Re: Things to look for in a teacher
I don't see why any of these things would be difficult for a beginner to judge. The main things that Adrain is saying are important is that the teacher should be hands-on and have a systematic method of teaching. Obviously the part about having a "high level of skill" is relative, but even beginners should be able decide if someone can move in way that looks and feels impressive to them. On that point I would add that it's always good to see and feel a lot of different people and arts to get a sense of what else is out there and how good a given teacher is relative to other alternatives.
What I see from a lot of aikido teachers, including some of the most well-known names, is a very hands-off teaching style where only a select group of carefully trained students will ever touch the teacher. These teachers want to ensure that they will always get a certain kind of ukemi that is designed to make them look good so that they can cultivate an air of great martial skill that might not be grounded in reality. This is particularly true of seminars, where people are expected to pay $100+ to attend while most of them will not even get to work directly with the teacher at all during the seminar. For that kind of money, I think every participant should at least get to touch hands with the teacher once.

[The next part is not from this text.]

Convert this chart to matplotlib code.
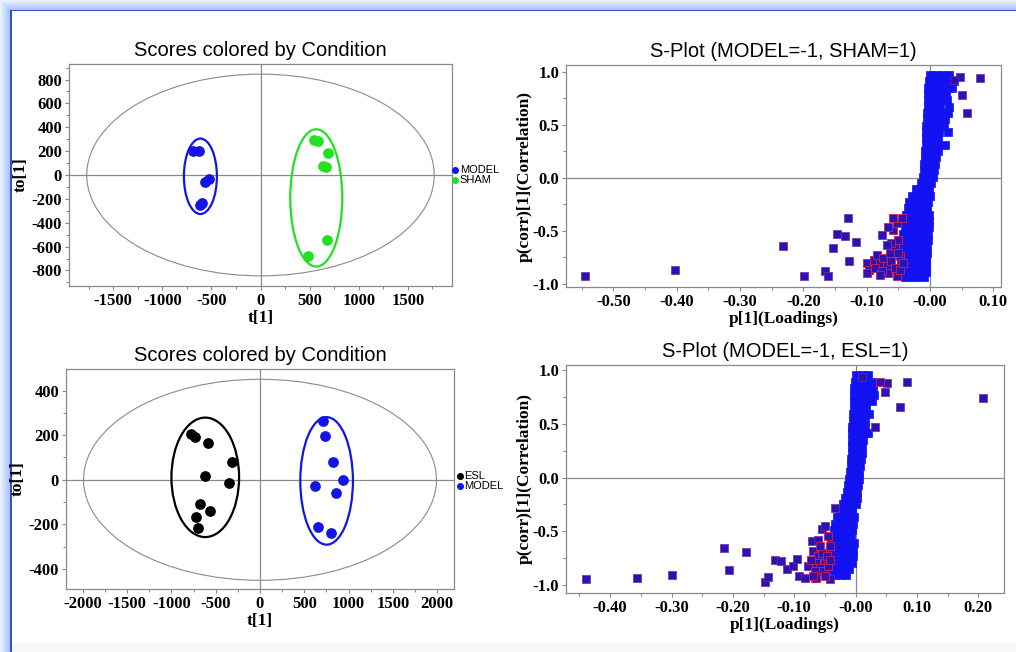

A lot of teachers also take a very non-systematic approach to teaching, believing for various reasons that students should figure things out on their own with little or no explicit instruction. This approach might have worked in traditional Eastern cultures where there were few other options, but in today's modern Western(ized) world we have access to so much more information and skilled teachers in various arts that those who do not take maximum advantage of this knowledge base will be left behind by those who do. I think this is already happening in aikido right now.